The ISC DHCP server checks IP addresses to see if they are in use before assigning them to clients. It simply pings the IP address being assigned. If no reply is received within a second, the address is assumed to be free. This is only done for leases that have been specified in range statements, and only when the lease is thought by the DHCP server to be free, that is, it is not listed as in use.

If a response is received to the ping, the server assumes that there is a configuration error - the IP address is in use by some host on the network that is not a DHCP client. It then marks the address as abandoned, and will not assign it to clients.

If a DHCP client tries to get an IP address, but none are available, and there are abandoned IP addresses, then the DHCP server will try to reclaim such an abandoned IP address. It marks one IP address as free, and then pings it again.
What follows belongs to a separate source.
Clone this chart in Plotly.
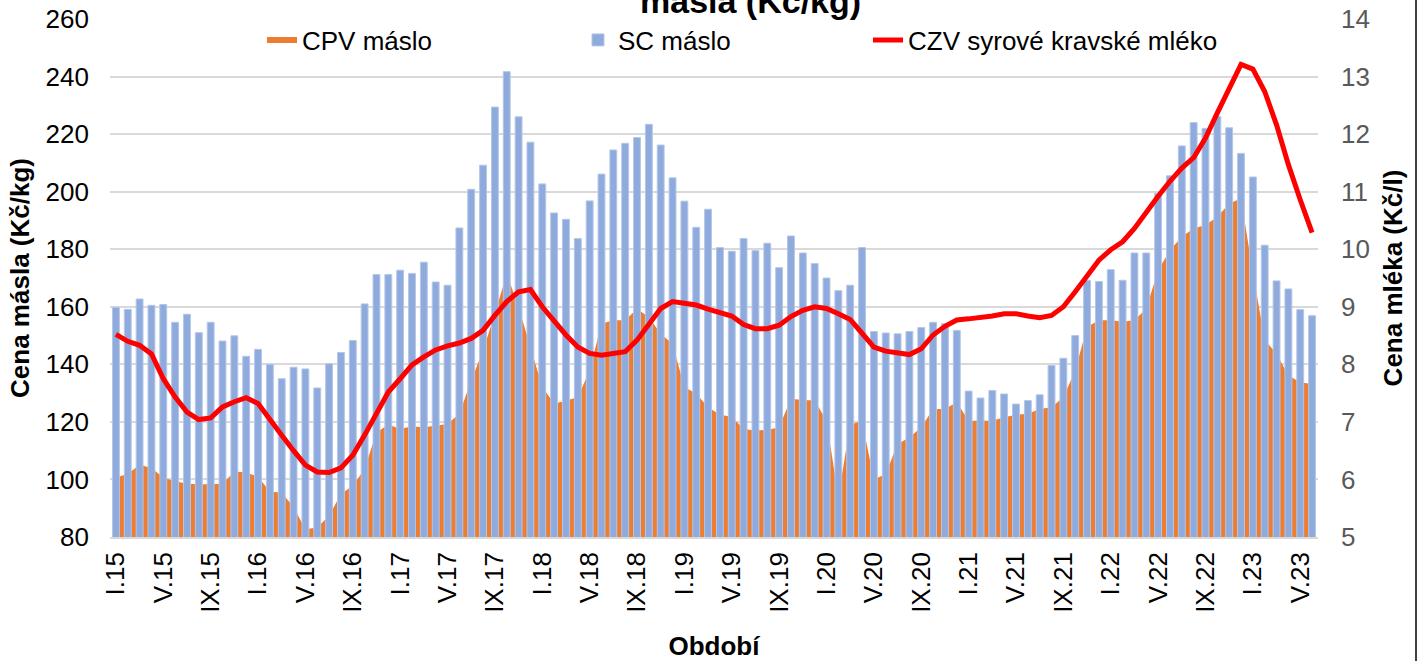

If there is no reply, the address is assigned to the client.
The DHCP server does not cycle through abandoned IP addresses if the first IP address it tries to reclaim is free. When the next client attempts to find a DHCP server, it will try a new adrress assignment in the same way described here, and will try a new IP address.

The "ping check" can be controlled by 2 dhcp options, ping-check and ping-timeout. Ping-check takes a value of false or true (default = true), the timeout takes a numeric value defining the number of seconds for the timeout (default = 1).

Things to consider

At first glance, there may not seem to be much to talk about in terms of security and DHCP. However, considering the importance of DHCP, a few precautions are in order. The first consideration is the machine itself. Although an outage of a couple of hours might be something you can deal with, any long outage means that there may be a number of machines without a valid configuration or even a valid IP address. Therefore, you need to look at what other services the machine with your DHCP server provides.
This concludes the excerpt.